Wir meditieren noch ein wenig über der Frage, ob der formlose Klotz weit im diesigen
Osten vielleicht unsere gute alte Schusterplatte sein könne. Im Südosten machen wir
eine Gestalt auf dem nahegelenen Gipfel des Großen Rosskofl (2559m) aus. Dieser wäre vielleicht
auch ein lohnenswertes Ziel für uns gewesen, doch jetzt hören wir kein Rufen mehr.

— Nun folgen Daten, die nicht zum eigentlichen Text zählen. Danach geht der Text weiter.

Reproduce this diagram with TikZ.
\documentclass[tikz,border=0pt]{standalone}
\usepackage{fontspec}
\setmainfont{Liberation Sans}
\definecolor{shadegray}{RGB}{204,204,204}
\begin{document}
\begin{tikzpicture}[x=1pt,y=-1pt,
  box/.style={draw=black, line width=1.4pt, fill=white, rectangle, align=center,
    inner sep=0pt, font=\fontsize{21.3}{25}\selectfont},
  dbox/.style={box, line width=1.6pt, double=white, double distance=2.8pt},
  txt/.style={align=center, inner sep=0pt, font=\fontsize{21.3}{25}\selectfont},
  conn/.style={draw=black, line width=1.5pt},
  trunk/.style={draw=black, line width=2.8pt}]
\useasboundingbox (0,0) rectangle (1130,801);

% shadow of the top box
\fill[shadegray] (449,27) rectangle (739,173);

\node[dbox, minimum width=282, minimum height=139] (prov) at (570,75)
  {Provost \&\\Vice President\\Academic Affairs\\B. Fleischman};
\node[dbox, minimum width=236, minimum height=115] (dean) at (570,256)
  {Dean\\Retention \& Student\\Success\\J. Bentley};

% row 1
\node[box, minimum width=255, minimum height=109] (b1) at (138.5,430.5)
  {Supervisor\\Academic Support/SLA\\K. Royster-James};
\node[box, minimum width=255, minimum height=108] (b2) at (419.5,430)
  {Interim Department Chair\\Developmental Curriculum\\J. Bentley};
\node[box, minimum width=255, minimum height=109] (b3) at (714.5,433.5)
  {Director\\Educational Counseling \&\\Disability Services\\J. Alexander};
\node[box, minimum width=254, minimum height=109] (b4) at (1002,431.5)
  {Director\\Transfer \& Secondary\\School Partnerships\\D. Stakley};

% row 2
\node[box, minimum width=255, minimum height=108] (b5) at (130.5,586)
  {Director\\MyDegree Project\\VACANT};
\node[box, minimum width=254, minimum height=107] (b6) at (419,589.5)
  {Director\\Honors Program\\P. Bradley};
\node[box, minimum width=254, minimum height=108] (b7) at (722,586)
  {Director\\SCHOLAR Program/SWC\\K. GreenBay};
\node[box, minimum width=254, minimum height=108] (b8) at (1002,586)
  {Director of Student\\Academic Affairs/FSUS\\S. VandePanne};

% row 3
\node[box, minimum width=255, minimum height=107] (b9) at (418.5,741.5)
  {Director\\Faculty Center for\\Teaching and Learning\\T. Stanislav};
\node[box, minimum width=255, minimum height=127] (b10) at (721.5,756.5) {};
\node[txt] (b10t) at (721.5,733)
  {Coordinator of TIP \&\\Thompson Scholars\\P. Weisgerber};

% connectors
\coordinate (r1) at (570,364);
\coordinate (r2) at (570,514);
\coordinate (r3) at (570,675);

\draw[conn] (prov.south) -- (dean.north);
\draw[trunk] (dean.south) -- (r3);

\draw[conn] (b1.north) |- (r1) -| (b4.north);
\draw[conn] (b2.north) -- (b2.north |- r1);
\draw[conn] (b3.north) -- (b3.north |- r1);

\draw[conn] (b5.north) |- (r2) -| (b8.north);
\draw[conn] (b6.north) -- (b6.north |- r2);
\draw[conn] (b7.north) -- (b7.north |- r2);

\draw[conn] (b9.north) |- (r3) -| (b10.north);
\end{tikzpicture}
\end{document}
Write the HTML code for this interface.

Wir brechen auf. Der Abstieg führt uns über den 26er durch ein nicht enden wollendes
Schotterfeld. Ein Bach rettet uns vor der Dehydration und nach zahlreichen
Serpentinenkilometern begrüßen wir einen Senioren-Highway, der uns um den Seewald
herumführt, uns kurz einmal in St.Veith ausspuckt und uns endlich bleierner Beine zum Pragser
Wildsee zurückbringt. An dessen Ufer ist es mittlerweile einsam geworden,
sechseinhalb Stunden nach unserem Abmarsch heute mittag. Auch auf die Gefahr hin, ein
katastrophales Artensterben anzustoßen, lassen wir es uns nicht nehmen, unsere
Stinkfüße im kalten Wasser zu baden. Was kümmert's uns, schon morgen hat uns die
Realität wieder und das Wunderland wird nur noch in unserer Vorstellung weiter existieren.
Mein spezieller Dank gilt Michael und der
Kontinentalverschiebung, denn ohne die beiden wäre dieser Urlaub so nicht möglich gewesen.